- Created: 1870
- Author: Julia Ward Howe
- Subject: Feminism, politics, gender
- Purpose: Appeal for women to unite

= Mother's Day Proclamation =

1870 essay by Julia Ward Howe

The "Appeal to womanhood throughout the world" (later known as "Mothers' Day Proclamation") by Julia Ward Howe was an appeal for women to unite for peace in the world. Written in 1870, Howe's "Appeal to womanhood" was a pacifist reaction to the carnage of the American Civil War and the Franco-Prussian War. The appeal was tied to Howe's feminist conviction that women had a responsibility to shape their societies at the political level.

The original Mothers' Day Proclamation, Julia Ward Howe, 1870:Arise, then... women of this day!
Arise, all women who have hearts,
whether our baptism be that of water or of tears!
Say firmly:
We will not have great questions decided by irrelevant agencies.
Our husbands shall not come to us, reeking with carnage, for caresses and applause.
Our sons shall not be taken from us to unlearn all that we have been able to teach them of charity, mercy and patience.
We, women of one country, will be too tender of those of another country to allow our sons to be trained to injure theirs.

From the bosom of the devastated earth a voice goes up with our own.
It says: Disarm, Disarm!
The sword of murder is not the balance of justice.
Blood does not wipe out dishonor, nor violence vindicate possession.
As men have often forsaken the plough and the anvil at the summons of war, let women now leave all that may be left of home
for a great and earnest day of council.

Let them meet first, as women, to bewail and commemorate the dead.
Let them then solemnly take council with each other as to the means whereby the great human family can live in peace, each bearing after his own kind the sacred impress, not of Caesar,
but of God.

In the name of womanhood and of humanity, I earnestly ask
that a general congress of women, without limit of nationality,
may be appointed and held at some place deemed most convenient, and at the earliest period consistent with its objects,
to promote the alliance of the different nationalities, the amicable settlement of international questions, the great and general interests of peace.In 1872 Howe asked for the celebration of a "Mothers' Day for Peace" on 2 June of every year, but she was unsuccessful. The modern Mother's Day was established by Anna Jarvis 36 years later. While the day she established was different in significance from what Howe had proposed, Anna Jarvis was reportedly inspired by her mother's work with Howe.

Today, an edited version of the appeal is included in the Unitarian Universalist hymnal Singing the Living Tradition.

==Appeal to womanhood throughout the world==

Again, in the sight of the Christian world, have the skill and power of two great nations exhausted themselves in mutual murder. Again have the sacred questions of international justice been committed to the fatal mediation of military weapons. In this day of progress, in this century of light, the ambition of rulers has been allowed to barter the dear interests of domestic life for the bloody exchanges of the battle field. Thus men have done. Thus men will do. But women need no longer be made a party to proceedings which fill the globe with grief and horror. Despite the assumptions of physical force, the mother has a sacred and commanding word to say to the sons who owe their life to her suffering. That word should now be heard, and answered to as never before.

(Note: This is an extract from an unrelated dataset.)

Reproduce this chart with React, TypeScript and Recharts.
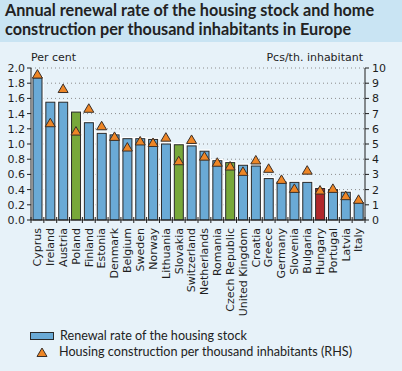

Arise, then, Christian women of this day ! Arise, all women who have hearts, Whether your baptism be that of water or of tears ! Say firmly : We will not have great questions decided by irrelevant agencies. Our husbands shall not come to us, reeking with carnage, for caresses and applause. Our sons shall not be taken from us to unlearn all that we have been able to teach them of charity, mercy and patience. We, women of one country, will be too tender of those of another country, to allow our sons to be trained to injure theirs. From the bosom of the devastated earth a voice goes up with our own. It says: Disarm, disarm! The sword of murder is not the balance of justice. Blood does not wipe out dishonor, nor violence vindicate possession. As men have often forsaken the plough and the anvil at the summons of war, let women now leave all that may be left of home for a great and earnest day of council.

Let them meet first, as women, to bewail and commemorate the dead. Let them then solemnly take council with each other as to the means whereby the great human family can live in peace, man as the brother of man, each bearing after his own kind the sacred impress, not of Caesar, but of God.

In the name of womanhood and of humanity, I earnestly ask that a general congress of women, without limit of nationality, may be appointed and held at some place deemed most convenient, and at the earliest period consistent with its objects, to promote the alliance of the different nationalities, the amicable settlement of international questions, the great and general interests of peace.